If you are feeling discouraged about how little is being done to combat climate change, David Miller’s new book is a real cheer-me-upper.
“At last, some good news about the future!” writes Bob McDonald of CBC’s Quirks & Quarks. “David Miller delivers the positive news of how cities are taking the lead to become energy efficient, low carbon emitters.”
The book is titled Solved: How the World’s Great Cities Are Fixing the Climate Crisis.
Miller, a former Toronto mayor, now holds a senior position at C40 Cities Climate Leadership Group, which brings together the mayors of the 100 largest cities in the world. He notes that 70 per cent of the world’s greenhouse gas emissions can be attributed to cities, mostly in four areas: generating electricity, heating and cooling buildings, transportation and solid waste.
Zero-emission power grids, buildings, transport and solid waste — all are feasible with existing technology, and all make economic sense.
Take New York’s most iconic structure, the Empire State Building. Its owners spent more than $100 million on energy retrofits — better windows, air and electricity systems, heating and cooling. It was a smart investment: energy costs went down, and profits went up as tenants were willing to pay more for a modern, energy-efficient building.
New York City requires that owners of buildings of more than 50,000 square feet must measure energy and water use annually and disclose the results. Tenants then start to demand changes, and the city has put in place tough renovation and retrofit standards. By 2015, buildings in New York emitted 18 per cent fewer emissions than 10 years earlier.

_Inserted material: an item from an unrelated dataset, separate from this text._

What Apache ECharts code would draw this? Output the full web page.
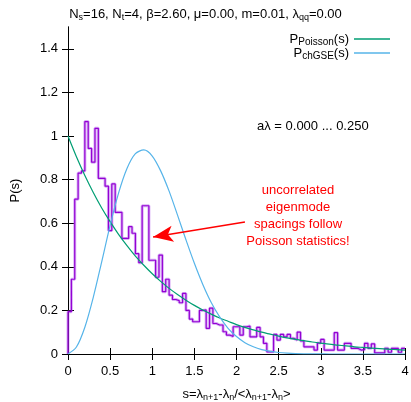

Toronto has never been given the power by the province to require building energy audits. But Toronto has taken action on its own to reduce emissions from large buildings. Fifteen years ago Toronto Hydro established deep water cooling, using water from the depths of Lake Ontario to cool most of the large downtown buildings, saving energy and money and reducing emissions.
It would be terrific if Toronto had the legislative power to follow New York’s lead. Everyone would benefit — landlords, tenants and, of course, the many people hired for the new jobs required to make the retrofits. Seems like a no-brainer.
Reducing emissions in transportation happens if taxis and buses are fueled by electricity. That is now the case in Shenzhen, China, a city of 13 million. All 16,000 buses are electric, and so are almost all of the 22,000 taxis. Subsidies from the Chinese government have helped make the transition.
In London, England, since 2018, new taxi licences are only given to vehicles that are zero-emission capable. Many cities are using surface rapid transit — Toronto has headed the other way thanks to Premier Ford’s hijacking of the subway system.
Many cities have to worry about coal-fired electricity production but not cities in Ontario: a decade ago then-premier Dalton McGuinty got rid of coal-fuelled electricity generation in Ontario.
Miller’s book is full of examples around the world — in Africa and Asia, too, not just in the developed West — about the progress that cities are making even when state governments are laggards at addressing climate change. Local politicians realize people want to live in cities with clean air and water, and they respond appropriately.
C40 came about with Toronto’s help. In 2004, Ken Livingston, then mayor of London, England, though not enough was being done about climate change so maybe the city government should step up. He and his staff turned to Toronto for advice. Toronto had hosted the Conference of Changing Atmosphere in 1988, and it had established the Toronto Atmospheric Fund. That consultation with Toronto was the start.
It’s good to see cities taking the lead as the so-called “more senior” governments flounder when it comes to climate change.